→ **GIVEN REQUEST**: Return the material word for word. Do not include pictures.

→ **COLLECTED DATA**:
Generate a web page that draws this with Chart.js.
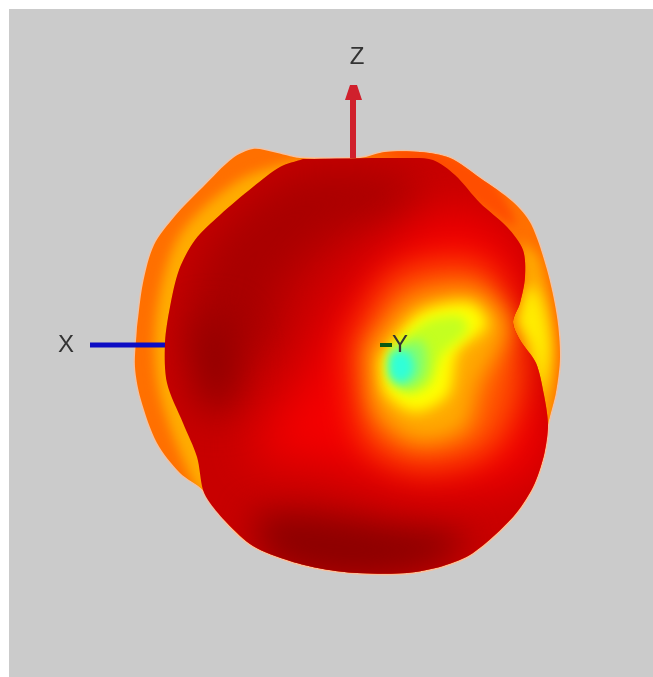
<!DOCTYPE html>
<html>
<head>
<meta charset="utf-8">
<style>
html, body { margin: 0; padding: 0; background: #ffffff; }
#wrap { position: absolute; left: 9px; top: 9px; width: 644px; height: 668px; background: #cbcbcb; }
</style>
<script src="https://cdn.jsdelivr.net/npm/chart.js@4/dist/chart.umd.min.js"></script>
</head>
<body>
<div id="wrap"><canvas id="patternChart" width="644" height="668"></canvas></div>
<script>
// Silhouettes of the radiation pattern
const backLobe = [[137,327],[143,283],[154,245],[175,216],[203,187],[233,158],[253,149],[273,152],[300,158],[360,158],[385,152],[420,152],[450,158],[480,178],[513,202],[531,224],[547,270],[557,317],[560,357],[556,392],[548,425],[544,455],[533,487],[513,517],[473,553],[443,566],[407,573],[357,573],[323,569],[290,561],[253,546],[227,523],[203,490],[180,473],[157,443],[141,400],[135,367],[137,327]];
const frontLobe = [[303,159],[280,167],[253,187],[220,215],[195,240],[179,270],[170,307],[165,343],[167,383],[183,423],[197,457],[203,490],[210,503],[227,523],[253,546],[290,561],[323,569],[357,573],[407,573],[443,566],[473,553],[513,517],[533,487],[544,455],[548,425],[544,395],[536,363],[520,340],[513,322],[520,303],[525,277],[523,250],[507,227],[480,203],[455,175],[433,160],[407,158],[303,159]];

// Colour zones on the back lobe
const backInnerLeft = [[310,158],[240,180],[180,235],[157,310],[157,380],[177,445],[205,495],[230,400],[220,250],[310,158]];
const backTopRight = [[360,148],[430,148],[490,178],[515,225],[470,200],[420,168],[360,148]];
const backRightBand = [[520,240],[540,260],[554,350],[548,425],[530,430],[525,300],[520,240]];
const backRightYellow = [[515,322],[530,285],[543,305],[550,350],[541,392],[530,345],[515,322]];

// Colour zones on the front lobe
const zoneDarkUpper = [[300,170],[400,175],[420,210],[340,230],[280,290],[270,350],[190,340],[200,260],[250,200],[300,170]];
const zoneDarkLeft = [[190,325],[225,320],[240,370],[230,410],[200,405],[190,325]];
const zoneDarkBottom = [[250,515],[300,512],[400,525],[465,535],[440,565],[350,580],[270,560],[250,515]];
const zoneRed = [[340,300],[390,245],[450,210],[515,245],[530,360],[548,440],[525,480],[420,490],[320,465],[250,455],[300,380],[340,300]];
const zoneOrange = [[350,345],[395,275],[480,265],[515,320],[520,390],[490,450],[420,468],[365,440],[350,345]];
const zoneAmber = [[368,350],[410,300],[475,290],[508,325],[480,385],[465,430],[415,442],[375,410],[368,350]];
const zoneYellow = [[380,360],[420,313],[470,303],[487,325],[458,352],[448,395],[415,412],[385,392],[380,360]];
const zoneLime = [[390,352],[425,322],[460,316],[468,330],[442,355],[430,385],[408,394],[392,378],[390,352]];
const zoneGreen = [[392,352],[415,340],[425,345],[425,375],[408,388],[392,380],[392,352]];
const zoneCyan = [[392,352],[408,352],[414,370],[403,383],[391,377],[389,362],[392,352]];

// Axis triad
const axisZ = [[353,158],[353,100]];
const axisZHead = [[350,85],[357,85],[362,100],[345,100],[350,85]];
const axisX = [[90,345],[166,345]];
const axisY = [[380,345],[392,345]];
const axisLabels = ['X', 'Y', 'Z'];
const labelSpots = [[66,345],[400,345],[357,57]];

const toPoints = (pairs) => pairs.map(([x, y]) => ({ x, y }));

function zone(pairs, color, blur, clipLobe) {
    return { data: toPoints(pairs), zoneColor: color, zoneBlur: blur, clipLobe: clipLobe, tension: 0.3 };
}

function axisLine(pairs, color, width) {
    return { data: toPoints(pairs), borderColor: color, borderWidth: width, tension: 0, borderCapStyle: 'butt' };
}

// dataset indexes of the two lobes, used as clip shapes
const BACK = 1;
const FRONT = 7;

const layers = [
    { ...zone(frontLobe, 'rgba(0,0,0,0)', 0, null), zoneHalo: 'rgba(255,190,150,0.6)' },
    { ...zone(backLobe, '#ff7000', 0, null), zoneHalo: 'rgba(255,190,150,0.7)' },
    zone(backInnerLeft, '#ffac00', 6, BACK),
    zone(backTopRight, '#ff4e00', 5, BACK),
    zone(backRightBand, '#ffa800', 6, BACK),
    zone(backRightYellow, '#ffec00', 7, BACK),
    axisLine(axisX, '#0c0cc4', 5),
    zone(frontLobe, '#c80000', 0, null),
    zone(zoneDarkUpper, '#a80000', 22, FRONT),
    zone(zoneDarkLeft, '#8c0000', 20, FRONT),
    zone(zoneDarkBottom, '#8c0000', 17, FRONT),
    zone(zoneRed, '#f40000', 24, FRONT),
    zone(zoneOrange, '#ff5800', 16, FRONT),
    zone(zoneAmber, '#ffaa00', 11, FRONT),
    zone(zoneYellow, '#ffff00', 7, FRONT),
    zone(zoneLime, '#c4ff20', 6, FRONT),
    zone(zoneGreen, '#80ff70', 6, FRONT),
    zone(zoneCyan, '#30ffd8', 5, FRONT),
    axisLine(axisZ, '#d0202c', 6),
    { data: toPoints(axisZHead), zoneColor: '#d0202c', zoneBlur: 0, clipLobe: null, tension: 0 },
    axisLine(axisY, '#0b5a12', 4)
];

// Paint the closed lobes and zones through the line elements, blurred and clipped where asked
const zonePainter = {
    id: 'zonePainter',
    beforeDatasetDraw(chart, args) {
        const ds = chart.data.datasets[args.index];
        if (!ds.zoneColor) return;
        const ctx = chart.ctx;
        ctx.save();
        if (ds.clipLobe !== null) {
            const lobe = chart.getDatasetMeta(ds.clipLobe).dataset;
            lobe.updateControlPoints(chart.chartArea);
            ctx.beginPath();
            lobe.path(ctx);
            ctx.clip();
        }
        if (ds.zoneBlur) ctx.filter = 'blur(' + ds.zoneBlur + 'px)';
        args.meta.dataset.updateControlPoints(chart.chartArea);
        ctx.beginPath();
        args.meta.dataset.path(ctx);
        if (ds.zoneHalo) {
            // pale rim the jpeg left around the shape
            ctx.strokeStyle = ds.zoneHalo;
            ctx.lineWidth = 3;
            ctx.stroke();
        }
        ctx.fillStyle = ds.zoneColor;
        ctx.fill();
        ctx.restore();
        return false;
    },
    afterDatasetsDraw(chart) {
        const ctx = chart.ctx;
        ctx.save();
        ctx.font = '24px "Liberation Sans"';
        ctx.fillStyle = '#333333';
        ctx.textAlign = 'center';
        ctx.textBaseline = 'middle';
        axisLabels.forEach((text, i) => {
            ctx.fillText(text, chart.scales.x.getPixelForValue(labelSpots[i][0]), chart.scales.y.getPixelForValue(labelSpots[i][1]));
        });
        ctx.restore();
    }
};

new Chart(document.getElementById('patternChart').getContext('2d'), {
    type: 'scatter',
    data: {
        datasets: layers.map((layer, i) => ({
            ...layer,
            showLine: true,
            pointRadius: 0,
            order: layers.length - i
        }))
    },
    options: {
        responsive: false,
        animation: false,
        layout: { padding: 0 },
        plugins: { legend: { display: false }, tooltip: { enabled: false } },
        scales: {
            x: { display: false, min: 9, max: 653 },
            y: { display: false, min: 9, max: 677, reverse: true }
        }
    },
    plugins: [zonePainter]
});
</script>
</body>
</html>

→ **SOLUTION TO THIS EXERCISE**:
Generate a web page that draws this with Chart.js.
<!DOCTYPE html>
<html>
<head>
<meta charset="utf-8">
<style>
html, body { margin: 0; padding: 0; background: #ffffff; }
#wrap { position: absolute; left: 9px; top: 9px; width: 644px; height: 668px; background: #cbcbcb; }
</style>
<script src="https://cdn.jsdelivr.net/npm/chart.js@4/dist/chart.umd.min.js"></script>
</head>
<body>
<div id="wrap"><canvas id="patternChart" width="644" height="668"></canvas></div>
<script>
// Silhouettes of the radiation pattern
const backLobe = [[137,327],[143,283],[154,245],[175,216],[203,187],[233,158],[253,149],[273,152],[300,158],[360,158],[385,152],[420,152],[450,158],[480,178],[513,202],[531,224],[547,270],[557,317],[560,357],[556,392],[548,425],[544,455],[533,487],[513,517],[473,553],[443,566],[407,573],[357,573],[323,569],[290,561],[253,546],[227,523],[203,490],[180,473],[157,443],[141,400],[135,367],[137,327]];
const frontLobe = [[303,159],[280,167],[253,187],[220,215],[195,240],[179,270],[170,307],[165,343],[167,383],[183,423],[197,457],[203,490],[210,503],[227,523],[253,546],[290,561],[323,569],[357,573],[407,573],[443,566],[473,553],[513,517],[533,487],[544,455],[548,425],[544,395],[536,363],[520,340],[513,322],[520,303],[525,277],[523,250],[507,227],[480,203],[455,175],[433,160],[407,158],[303,159]];

// Colour zones on the back lobe
const backInnerLeft = [[310,158],[240,180],[180,235],[157,310],[157,380],[177,445],[205,495],[230,400],[220,250],[310,158]];
const backTopRight = [[360,148],[430,148],[490,178],[515,225],[470,200],[420,168],[360,148]];
const backRightBand = [[520,240],[540,260],[554,350],[548,425],[530,430],[525,300],[520,240]];
const backRightYellow = [[515,322],[530,285],[543,305],[550,350],[541,392],[530,345],[515,322]];

// Colour zones on the front lobe
const zoneDarkUpper = [[300,170],[400,175],[420,210],[340,230],[280,290],[270,350],[190,340],[200,260],[250,200],[300,170]];
const zoneDarkLeft = [[190,325],[225,320],[240,370],[230,410],[200,405],[190,325]];
const zoneDarkBottom = [[250,515],[300,512],[400,525],[465,535],[440,565],[350,580],[270,560],[250,515]];
const zoneRed = [[340,300],[390,245],[450,210],[515,245],[530,360],[548,440],[525,480],[420,490],[320,465],[250,455],[300,380],[340,300]];
const zoneOrange = [[350,345],[395,275],[480,265],[515,320],[520,390],[490,450],[420,468],[365,440],[350,345]];
const zoneAmber = [[368,350],[410,300],[475,290],[508,325],[480,385],[465,430],[415,442],[375,410],[368,350]];
const zoneYellow = [[380,360],[420,313],[470,303],[487,325],[458,352],[448,395],[415,412],[385,392],[380,360]];
const zoneLime = [[390,352],[425,322],[460,316],[468,330],[442,355],[430,385],[408,394],[392,378],[390,352]];
const zoneGreen = [[392,352],[415,340],[425,345],[425,375],[408,388],[392,380],[392,352]];
const zoneCyan = [[392,352],[408,352],[414,370],[403,383],[391,377],[389,362],[392,352]];

// Axis triad
const axisZ = [[353,158],[353,100]];
const axisZHead = [[350,85],[357,85],[362,100],[345,100],[350,85]];
const axisX = [[90,345],[166,345]];
const axisY = [[380,345],[392,345]];
const axisLabels = ['X', 'Y', 'Z'];
const labelSpots = [[66,345],[400,345],[357,57]];

const toPoints = (pairs) => pairs.map(([x, y]) => ({ x, y }));

function zone(pairs, color, blur, clipLobe) {
    return { data: toPoints(pairs), zoneColor: color, zoneBlur: blur, clipLobe: clipLobe, tension: 0.3 };
}

function axisLine(pairs, color, width) {
    return { data: toPoints(pairs), borderColor: color, borderWidth: width, tension: 0, borderCapStyle: 'butt' };
}

// dataset indexes of the two lobes, used as clip shapes
const BACK = 1;
const FRONT = 7;

const layers = [
    { ...zone(frontLobe, 'rgba(0,0,0,0)', 0, null), zoneHalo: 'rgba(255,190,150,0.6)' },
    { ...zone(backLobe, '#ff7000', 0, null), zoneHalo: 'rgba(255,190,150,0.7)' },
    zone(backInnerLeft, '#ffac00', 6, BACK),
    zone(backTopRight, '#ff4e00', 5, BACK),
    zone(backRightBand, '#ffa800', 6, BACK),
    zone(backRightYellow, '#ffec00', 7, BACK),
    axisLine(axisX, '#0c0cc4', 5),
    zone(frontLobe, '#c80000', 0, null),
    zone(zoneDarkUpper, '#a80000', 22, FRONT),
    zone(zoneDarkLeft, '#8c0000', 20, FRONT),
    zone(zoneDarkBottom, '#8c0000', 17, FRONT),
    zone(zoneRed, '#f40000', 24, FRONT),
    zone(zoneOrange, '#ff5800', 16, FRONT),
    zone(zoneAmber, '#ffaa00', 11, FRONT),
    zone(zoneYellow, '#ffff00', 7, FRONT),
    zone(zoneLime, '#c4ff20', 6, FRONT),
    zone(zoneGreen, '#80ff70', 6, FRONT),
    zone(zoneCyan, '#30ffd8', 5, FRONT),
    axisLine(axisZ, '#d0202c', 6),
    { data: toPoints(axisZHead), zoneColor: '#d0202c', zoneBlur: 0, clipLobe: null, tension: 0 },
    axisLine(axisY, '#0b5a12', 4)
];

// Paint the closed lobes and zones through the line elements, blurred and clipped where asked
const zonePainter = {
    id: 'zonePainter',
    beforeDatasetDraw(chart, args) {
        const ds = chart.data.datasets[args.index];
        if (!ds.zoneColor) return;
        const ctx = chart.ctx;
        ctx.save();
        if (ds.clipLobe !== null) {
            const lobe = chart.getDatasetMeta(ds.clipLobe).dataset;
            lobe.updateControlPoints(chart.chartArea);
            ctx.beginPath();
            lobe.path(ctx);
            ctx.clip();
        }
        if (ds.zoneBlur) ctx.filter = 'blur(' + ds.zoneBlur + 'px)';
        args.meta.dataset.updateControlPoints(chart.chartArea);
        ctx.beginPath();
        args.meta.dataset.path(ctx);
        if (ds.zoneHalo) {
            // pale rim the jpeg left around the shape
            ctx.strokeStyle = ds.zoneHalo;
            ctx.lineWidth = 3;
            ctx.stroke();
        }
        ctx.fillStyle = ds.zoneColor;
        ctx.fill();
        ctx.restore();
        return false;
    },
    afterDatasetsDraw(chart) {
        const ctx = chart.ctx;
        ctx.save();
        ctx.font = '24px "Liberation Sans"';
        ctx.fillStyle = '#333333';
        ctx.textAlign = 'center';
        ctx.textBaseline = 'middle';
        axisLabels.forEach((text, i) => {
            ctx.fillText(text, chart.scales.x.getPixelForValue(labelSpots[i][0]), chart.scales.y.getPixelForValue(labelSpots[i][1]));
        });
        ctx.restore();
    }
};

new Chart(document.getElementById('patternChart').getContext('2d'), {
    type: 'scatter',
    data: {
        datasets: layers.map((layer, i) => ({
            ...layer,
            showLine: true,
            pointRadius: 0,
            order: layers.length - i
        }))
    },
    options: {
        responsive: false,
        animation: false,
        layout: { padding: 0 },
        plugins: { legend: { display: false }, tooltip: { enabled: false } },
        scales: {
            x: { display: false, min: 9, max: 653 },
            y: { display: false, min: 9, max: 677, reverse: true }
        }
    },
    plugins: [zonePainter]
});
</script>
</body>
</html>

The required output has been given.